I continued painting in Saudi Arabia, though at first found it difficult to obtain paint and more especially canvas. During the day I worked as a software developer, generating graphical reports for Aramco management. Home was five minutes away from work, and there was only one TV channel, which went on the air at 5:00pm and signed off at 10:00pm. We were a very nuclear family and had two cats, Allie and Joshua. We often went out into the desert, where the sand was so old it was dustlike and when it blew in the wind in the shamaliya season, there were often whiteouts, as if we were in the Arctic barrens in the wind.

Living in the desert was a purifying experience. I grew much closer to the spirit of simplicity and became very active in an underground Christian community (in which participation was a violation of Saudi Law), and began studying and practicing contemplation early in the morning and late at night. Being in close proximity to India, I was able to visit Madras (now renamed Chennai) several times and I spent time at a monastery on the banks of the Cauvery River, a holy river there, and was able to study and pray with Fr. Bede Griffiths, a Benedictine priest who had studied at Cambridge and had lived in India for decades.

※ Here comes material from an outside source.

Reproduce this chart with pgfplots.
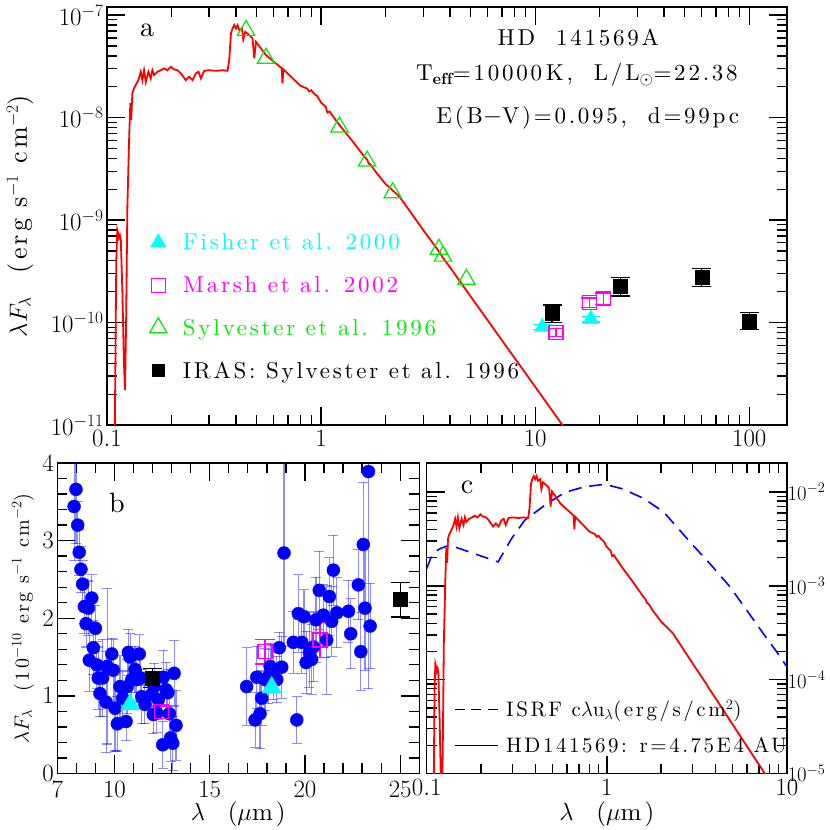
\documentclass[border=0pt]{standalone}
\usepackage{fontspec}
\setmainfont{lmroman10-regular.otf}[BoldFont=lmroman10-bold.otf, LetterSpace=12]
\usepackage{pgfplots}
\pgfplotsset{compat=1.18}
\usepackage{pgfplotstable}
\definecolor{cy}{rgb}{0,1,1}
\definecolor{mg}{rgb}{1,0,1}
\definecolor{gr}{rgb}{0,0.93,0}

\pgfplotstableread{
lam F
0.1085 5.0e-12
0.1105 4.0e-10
0.1117 7.98e-10
0.1128 7.4e-10
0.1138 6.67e-10
0.1150 7.1e-10
0.1160 6.5e-10
0.1180 2.0e-10
0.1200 4.0e-11
0.1214 2.19e-11
0.1228 1.0e-10
0.1245 1.34e-9
0.1268 6.0e-9
0.1285 1.38e-8
0.1298 9.5e-9
0.1313 1.72e-8
0.1337 1.93e-8
0.1362 2.08e-8
0.1401 2.32e-8
0.1438 2.80e-8
0.1463 2.32e-8
0.1490 2.90e-8
0.1518 2.23e-8
0.1561 2.80e-8
0.1601 2.41e-8
0.1629 2.90e-8
0.1660 2.60e-8
0.1719 2.80e-8
0.1784 2.90e-8
0.1848 3.02e-8
0.1915 2.90e-8
0.1987 3.13e-8
0.2058 2.95e-8
0.2133 2.90e-8
0.2213 2.70e-8
0.2335 2.32e-8
0.2418 2.50e-8
0.2507 2.32e-8
0.2601 2.70e-8
0.2675 2.80e-8
0.2745 2.41e-8
0.2844 2.86e-8
0.3001 2.90e-8
0.3226 2.86e-8
0.3464 2.90e-8
0.3656 2.86e-8
0.3724 3.64e-8
0.3793 6.63e-8
0.3858 7.41e-8
0.3930 7.98e-8
0.4002 7.41e-8
0.4071 7.98e-8
0.4147 7.14e-8
0.4270 7.41e-8
0.4330 5.80e-8
0.4423 6.87e-8
0.4618 6.38e-8
0.4785 5.93e-8
0.4874 3.79e-8
0.4964 5.49e-8
0.553 4.07e-8
0.640 3.15e-8
0.655 3.02e-8
0.660 2.16e-8
0.667 2.95e-8
0.80 2.05e-8
0.86 1.92e-8
0.88 1.80e-8
0.90 1.85e-8
0.93 1.70e-8
0.96 1.62e-8
1.00 1.40e-8
1.05 1.28e-8
1.07 1.12e-8
1.094 1.15e-8
1.20 8.8e-9
1.40 5.9e-9
1.60 4.1e-9
1.64 3.9e-9
1.67 3.55e-9
1.70 3.5e-9
1.80 2.95e-9
2.00 2.25e-9
2.325 1.69e-9
3.00 8.0e-10
3.60 4.75e-10
3.65 4.5e-10
4.00 3.46e-10
5.00 1.79e-10
7.00 6.69e-11
10.0 2.36e-11
13.4 1.0e-11
15.0 7.2e-12
}\spec

\pgfplotstableread{
lam F
0.100 1.53e-3
0.105 1.95e-3
0.1107 2.31e-3
0.120 2.52e-3
0.134 2.72e-3
0.249 1.80e-3
0.296 3.20e-3
0.350 5.0e-3
0.453 7.26e-3
0.585 9.93e-3
0.755 1.14e-2
0.975 1.21e-2
1.227 1.08e-2
1.59 8.6e-3
2.06 6.17e-3
2.44 4.27e-3
3.0 2.72e-3
3.73 1.73e-3
4.82 9.8e-4
5.98 5.5e-4
7.39 3.1e-4
8.77 1.98e-4
10.0 1.37e-4
}\isrf

\pgfplotstableread{
l f e
7.88 3.44 0.70
7.98 3.66 0.70
8.07 3.20 0.30
8.15 2.85 0.30
8.24 2.63 0.30
8.33 2.44 0.30
8.42 2.15 0.35
8.51 1.93 0.30
8.63 2.13 0.35
8.68 1.46 0.40
8.81 2.26 0.30
8.89 1.62 0.35
9.00 1.87 0.30
9.07 1.40 0.30
9.15 1.23 0.40
9.24 1.03 0.30
9.38 1.23 0.50
9.56 0.92 0.65
9.62 1.38 1.00
9.86 1.54 0.20
9.94 1.33 0.40
10.03 0.84 0.55
10.15 0.64 0.35
10.29 1.12 0.40
10.43 0.97 0.35
10.61 0.67 0.25
10.67 1.12 0.35
10.73 1.56 0.30
10.82 1.50 0.30
10.91 1.21 0.35
11.08 1.34 0.30
11.17 1.21 0.30
11.30 1.54 0.25
11.38 1.23 0.30
11.43 0.99 0.35
11.60 0.89 0.25
11.96 1.02 0.25
12.04 0.76 0.25
12.08 1.12 0.30
12.22 0.78 0.25
12.30 0.95 0.25
12.53 0.37 0.30
12.56 1.24 0.35
12.71 1.08 0.35
12.80 1.04 0.30
12.88 0.77 0.30
12.95 0.46 0.30
13.06 0.39 0.35
13.13 1.29 0.42
13.23 0.62 0.45
16.94 1.12 0.50
17.38 0.69 0.35
17.47 1.24 0.40
17.64 0.77 0.45
17.73 0.97 0.35
17.90 1.21 0.40
18.08 1.25 0.35
18.17 1.38 0.30
18.34 1.30 0.35
18.52 1.21 0.30
18.65 1.62 0.20
18.78 1.37 0.40
18.90 2.84 1.20
19.39 1.69 0.40
19.57 0.69 0.30
19.65 2.06 0.50
19.83 1.69 0.40
19.95 2.02 0.35
20.06 1.43 0.40
20.23 1.56 0.45
20.35 1.47 0.45
20.44 1.63 0.45
20.58 1.98 0.55
20.75 2.36 0.50
20.96 2.04 0.40
21.14 1.72 0.70
21.28 2.28 0.50
21.40 1.96 0.45
21.49 2.62 0.45
21.67 2.07 0.45
22.28 2.09 0.40
22.40 1.80 0.45
22.80 2.43 0.45
22.93 1.57 0.50
23.06 2.95 0.80
23.15 2.13 0.80
23.33 3.89 2.80
23.42 1.90 0.55
}\irs

\pgfplotsset{
  sedax/.style={
    scale only axis,
    axis line style={line width=1.5pt},
    every tick/.style={line width=1.3pt, black},
    major tick length=18pt,
    minor tick length=10pt,
    tick align=inside,
    ticklabel style={font=\fontsize{25}{27}\selectfont},
    label style={font=\fontsize{25}{29}\selectfont},
  },
  fixedx/.style={xticklabel={\pgfmathparse{exp(\tick)}\pgfmathprintnumber[fixed, precision=1]{\pgfmathresult}}},
  ebar/.style 2 args={error bars/.cd, y dir=both, y explicit,
    error bar style={#1, line width=1.3pt},
    error mark options={#1, rotate=90, line width=1.3pt, mark size=#2}},
}

\begin{document}
\begin{tikzpicture}
\useasboundingbox (0,0) rectangle (830pt,830pt);

% ---------------- panel a ----------------
\begin{axis}[sedax,
  at={(107pt,405pt)}, anchor=south west,
  width=680pt, height=418pt,
  xmode=log, ymode=log,
  xmin=0.1, xmax=150, ymin=1e-11, ymax=1.2e-7,
  fixedx,
  xticklabel style={yshift=-2pt},
  ylabel={$\lambda F_\lambda$ \ (erg s$^{-1}$ cm$^{-2}$)},
  ylabel style={at={(axis description cs:-0.128,0.5)}, anchor=center, font=\fontsize{26}{30}\selectfont},
  legend style={draw=none, fill=none, at={(0.058,0.467)}, anchor=north west,
    font=\fontsize{23}{26}\selectfont, row sep=21pt,
    /tikz/every odd column/.append style={column sep=14pt}},
  legend cell align=left,
]
\addplot[red, line width=1.8pt, forget plot] table[x=lam, y=F] {\spec};

% Sylvester et al. 1996 (optical/NIR)
\addplot[only marks, mark=triangle, mark size=10pt, gr, mark options={line width=1.2pt}, forget plot] coordinates {
(0.446,7.1e-8) (0.553,3.8e-8) (1.218,8.1e-9) (1.64,3.77e-9) (2.16,1.85e-9) (3.55,5.2e-10) (3.71,4.45e-10) (4.77,2.64e-10)};

% Fisher et al. 2000
\addplot[only marks, mark=triangle*, mark size=9pt, cy, forget plot, ebar={cy}{9pt}]
  table[x=l, y=f, y error=e] {
l f e
10.8 9.0e-11 0.5e-11
18.2 1.08e-10 0.7e-11
};

% Marsh et al. 2002
\addplot[only marks, mark=square, mark size=7pt, mg, mark options={line width=1.2pt}, forget plot, ebar={mg}{8pt}]
  table[x=l, y=f, y error=e] {
l f e
12.5 8.0e-11 0.7e-11
17.9 1.57e-10 0.16e-10
20.8 1.72e-10 0.22e-10
};

% IRAS
\addplot[only marks, mark=square*, mark size=7pt, black, forget plot, ebar={black}{9.5pt}]
  table[x=l, y=f, y error plus=ep, y error minus=em] {
l f ep em
12 1.23e-10 0.25e-10 0.23e-10
25 2.27e-10 0.46e-10 0.45e-10
60 2.80e-10 0.57e-10 0.57e-10
100 1.04e-10 0.22e-10 0.19e-10
};

\addlegendimage{only marks, mark=triangle*, mark size=9pt, cy}
\addlegendentry{\textcolor{cy}{Fisher et al. 2000}}
\addlegendimage{only marks, mark=square, mark size=7pt, mg, mark options={line width=1.2pt}}
\addlegendentry{\textcolor{mg}{Marsh et al. 2002}}
\addlegendimage{only marks, mark=triangle, mark size=10pt, gr, mark options={line width=1.2pt}}
\addlegendentry{\textcolor{gr}{Sylvester et al. 1996}}
\addlegendimage{only marks, mark=square*, mark size=6pt, black}
\addlegendentry{IRAS: Sylvester et al. 1996}

\node[font=\fontsize{28}{30}\selectfont] at (axis description cs:0.059,0.945) {a};
\node[font=\fontsize{23}{26}\selectfont] at (axis description cs:0.693,0.928) {HD\ \ 141569A};
\node[font=\fontsize{23}{26}\selectfont] at (axis description cs:0.691,0.837) {T$_{\mathbf{eff}}$=10000\,K, \ L/L$_\odot$=22.38};
\node[font=\fontsize{23}{26}\selectfont] at (axis description cs:0.707,0.734) {E(B$-$V)=0.095, \ d=99pc};
\end{axis}

% ---------------- panel b ----------------
\begin{axis}[sedax,
  at={(57.3pt,56.5pt)}, anchor=south west,
  width=362pt, height=310.5pt,
  xmin=7, xmax=26, ymin=0, ymax=4,
  xtick={7,10,15,20,25},
  minor xtick={8,9,11,12,13,14,16,17,18,19,21,22,23,24,26},
  ytick={0,1,2,3,4},
  minor ytick={0.2,0.4,...,3.9},
  xticklabel style={yshift=-4pt},
  xlabel={$\lambda$ \ ($\mu$m)},
  xlabel style={at={(axis description cs:0.5,-0.13)}, anchor=center},
  ylabel={$\lambda F_\lambda$ \ (10$^{-10}$ erg s$^{-1}$ cm$^{-2}$)},
  ylabel style={at={(axis description cs:-0.095,0.5)}, anchor=center, font=\fontsize{20}{24}\selectfont},
]
\addplot[only marks, mark=*, mark size=6.5pt, blue,
  error bars/.cd, y dir=both, y explicit,
  error bar style={blue, opacity=0.45, line width=1.1pt},
  error mark options={blue, opacity=0.45, rotate=90, mark size=5pt, line width=1.1pt}]
  table[x=l, y=f, y error=e] {\irs};

\addplot[only marks, mark=triangle*, mark size=11pt, cy, ebar={cy}{10pt}]
  table[x=l, y=f, y error=e] {
l f e
10.82 0.89 0.05
18.25 1.11 0.07
};

\addplot[only marks, mark=square, mark size=7pt, mg, mark options={line width=1.4pt}, ebar={mg}{10pt}]
  table[x=l, y=f, y error=e] {
l f e
12.48 0.80 0.07
17.90 1.57 0.16
20.79 1.72 0.23
};

\addplot[only marks, mark=square*, mark size=7pt, black, ebar={black}{9.5pt}]
  table[x=l, y=f, y error=e] {
l f e
12.0 1.23 0.125
25.0 2.24 0.225
};

\node[font=\fontsize{28}{30}\selectfont] at (axis description cs:0.165,0.871) {b};
\end{axis}

% ---------------- panel c ----------------
\begin{axis}[sedax,
  at={(426.7pt,56.5pt)}, anchor=south west,
  width=360.3pt, height=310.5pt,
  xmode=log, ymode=log,
  xmin=0.1, xmax=10, ymin=1e-5, ymax=2.04e-2,
  fixedx,
  xticklabel style={yshift=-2pt},
  yticklabel pos=right,
  ytick pos=both,
  yticklabel style={inner sep=0.5pt, font=\fontsize{21}{23}\selectfont},
  xlabel={$\lambda$ \ ($\mu$m)},
  xlabel style={at={(axis description cs:0.5,-0.132)}, anchor=center},
  legend style={draw=none, fill=none, at={(0.067,0.25)}, anchor=north west,
    font=\fontsize{21}{24}\selectfont, row sep=15pt,
    /tikz/every odd column/.append style={column sep=6pt}},
  legend cell align=left,
  legend image code/.code={\draw[#1] (0pt,0pt) -- (43pt,0pt);},
]
\addplot[blue, line width=1.6pt, dash pattern=on 13pt off 8pt, forget plot] table[x=lam, y=F] {\isrf};
\addplot[red, line width=1.8pt, forget plot] table[x=lam, y expr=\thisrow{F}*1.85e5] {\spec};

\addlegendimage{black, line width=1.2pt, dash pattern=on 10pt off 6.5pt}
\addlegendentry{ISRF c$\lambda$u$_\lambda$(erg/s/cm$^2$)}
\addlegendimage{black, line width=1.2pt}
\addlegendentry{HD141569: r=4.75E4 AU}

\node[font=\fontsize{28}{30}\selectfont] at (axis description cs:0.112,0.923) {c};
\end{axis}
\end{tikzpicture}
\end{document}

In 1992 I managed to acquire a large piece of land with medieval ruins in the quiet countryside five miles north of the town of Assisi, Italy, on which stands twelfth century church ruins and a fifteenth century stone tower which I renovated. I hope someday to live there in the quiet natural setting of Umbria, but increasingly have been thinking of living in northern California.

In 2007 I began searching for a teacher with whom I could study traditional Russian icon painting (called "writing" by iconographers). After some difficulty, I discovered Vladislav Andrejev's school of iconology (http://www.prosoponschool.org/) which holds workshops in the U.S.A. (though mostly the East coast), England, Italy, and Russia.

The practice of creating an icon in a state of contemplative prayer, often saying the Jesus Prayer silently, or better, maintaining ever more perfect inner silence, has been transformative in many ways. In addition, study of various writings from the Philokalia over the past decade, and the first hand experience of the rich heritage that I discovered in Russian liturgies during my travels in Russia, with the overwhelming kindness, patient love, and intelligence that I have experienced from individuals and within the Orthodox community in Russia, England, and the U.S., has led me gradually closer and closer toward Orthodoxy in general and Russian Orthodoxy in particular. I have been fortunate in having been able to visit Russia twice, in 2007 and 2011, travelling with other iconographers to Moscow, St. Petersburg, Vladimir, Rostov, Pskov, Novgorod and the Pechory Cave Monastery, and other smaller sites with medieval icons, and I am fortune in living not far from the oldest Russian orthodox cathedral in the continental United States, Holy Trinity Cathedral in San Francisco.

In recent years my painting activity has increased as well as my interior life and contemplative practice.
In 2010 I entered a PhD program in the Department of Philosophy and Religion at the California Institute of Integral Studies in San Francisco.